Review: You Can’t See Me, by Eva Bjorg AEgisdottir

P U B L I C AT I O N DATE: 6
th JULY 2023
PA PE RB AC K O R I G I N A L | £9.99 | ORE N DA BOOKS

The wealthy, powerful Snæberg clan has gathered for a family reunion at a futuristic hotel set amongst the dark lava flows of Iceland’s remote Snæfellsnes peninsula.

Petra Snæberg, a successful interior designer, is anxious about the event, and her troubled teenage daughter, Lea, whose social media presence has attracted the wrong kind of followers. Ageing carpenter Tryggvi is an outsider, only tolerated because he’s the boyfriend of Petra’s aunt, but he’s struggling to avoid alcohol because he knows what happens when he drinks … Humble hotel employee, Irma, is excited to meet this rich and famous family and observe them at close quarters … perhaps too close…

As the weather deteriorates and the alcohol flows, one of the guests disappears, and it becomes clear that there is a prowler lurking in the dark.

But is the real danger inside … within the family itself?

My Review

Thanks to Anne for organising this blog tour, and to the rest of the team at Orenda for my copy of this book. Yes, I have got the Goldsboro Books hardback on pre-order. Obviously! I have all of the Forbidden Iceland books in hardback and I see no reason not to add this one to my collection.

This book is set in the winter before Elma returns to Akranes. It features Saevar and Hordur, her future colleagues, investigating a death at a remote hotel. But the story is really about the fabulously wealthy Snaeburg clan, gathered for a family reunion at the hotel. Someone has died, but who? And why?

The story is told from the perspectives of Petra Snaeburg, and her teenaged daughter Lea; Tryggvi, Petra’s Aunt Oddny’s partner; Irma, a hotel employee, and Saevar, the detective. We follow the Snaeburg’s over their weekend, and interspersed in Saevar’s investigation. We learn the family’s secrets and their desperation that no one outside the family should ever find out, including the police.

The opening scene sets the reader up to believe a woman will be murdered in the snow. It’s not at all what you think. They may not even be a murder, although events in the past precipitate a death. There is some resolution for the characters who survive, the answer to a decades old mystery and release for those who are haunted by it, although not for Saevar.

I kept thinking it must be this character who dies and that one commits the murder, then I thought it must be someone else, and then someone else again. And I was wrong every time. So much glorious misdirection and confusion! The complex twisting of the plot lines together, introducing one character after another and the revelation of their past connections, and the motivations for their actions, kept me thoroughly intrigued and entertained.
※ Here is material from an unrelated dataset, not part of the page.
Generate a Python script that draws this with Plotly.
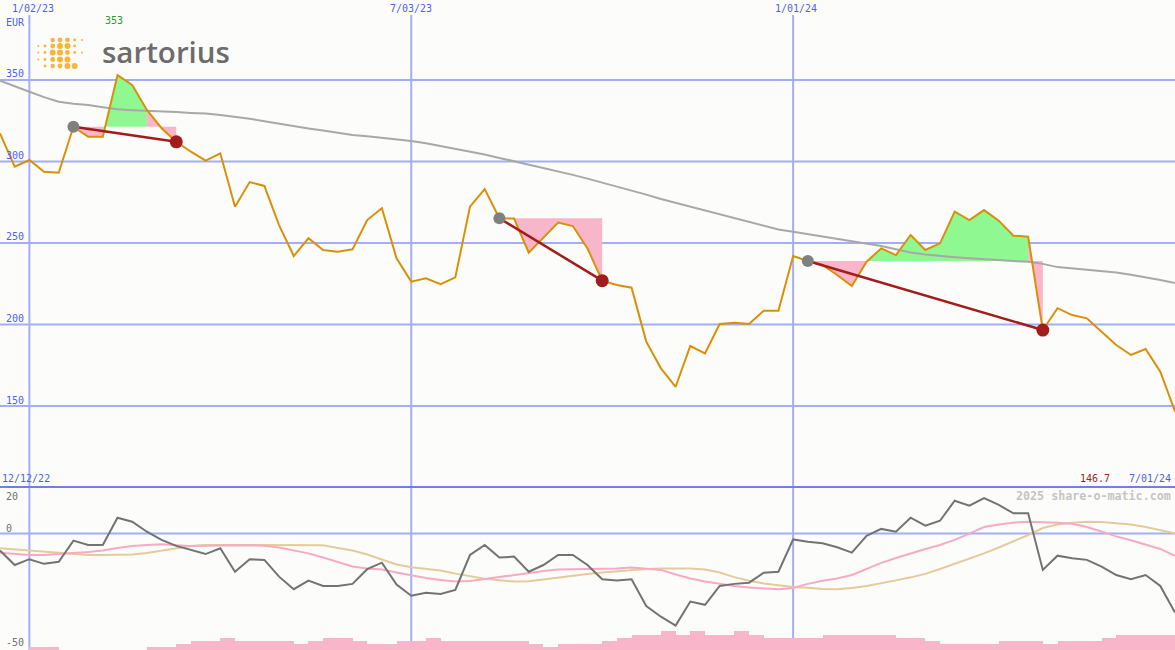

The characters of Lea, Petra and Irma are really clear and others come through from their interactions with them, especially Victor, Ester and Steffy, although Tryggvi is a bit less clear; he has his secrets and keeps things to himself even when the story is written from his perspective. He sees and understands things as an outsider in the family. It’s only as events come to a head that he realises he has a connection with them that no one knows; an terrible anniversary that haunts him and drives him to drink.

The steadily worsening weather and increasingly bad behaviour of the Snaeburg family mirrors the tension building between the various characters, while the reader is left grasping for answers every time the book moves between the events in the hotel and the investigation. Nothing is quite what it seems and the tension ramps up, barely letting go until we get some answers.

As ever the writing is skilful, and I think the author might be getting better with practice. I’m not being snarky or anything, I genuinely think this book is better written than the first book by Eva Bjorg Aegisdottir that I read, Girls Who Lie, in 2021, and I liked that one so much I read the first book in the series, The Creak On The Stairs later the same year(I missed out on the blog tour for that one in 2020, did an extract post instead). I’ve also read book three, Night Shadows, from 2022. They’re all good. Highly recommend the series if you’re into Icelandic Noir.


ABOUT EVA BJÖRG ÆGISDÓTTIR

Born in Akranes in 1988, Eva Björg Ægisdóttir studied for an MSc in globalisation in Norway before returning to Iceland to write her first novel. Combining writing with work as a stewardess and caring for her children, Eva finished her debut thriller The Creak on the Stairs, which was published in 2018. It became a bestseller in Iceland, going on to win the Blackbird Award. Published in English by Orenda Books in 2020, it became a digital number-one bestseller in three countries, was shortlisted for the Capital Crime/Amazon Publishing Awards in two categories and won the CWA John Creasey Dagger in 2021. Girls Who Lie, the second book in the Forbidden Iceland series was shortlisted for the Petrona Award and the CWA Crime in Translation Dagger, and Night Shadows followed suit. With over 200,000 copies sold in English alone, Eva has become one of Iceland’s – and crime fiction’s – most highly regarded authors. She lives in Reykjavik with her husband and three children.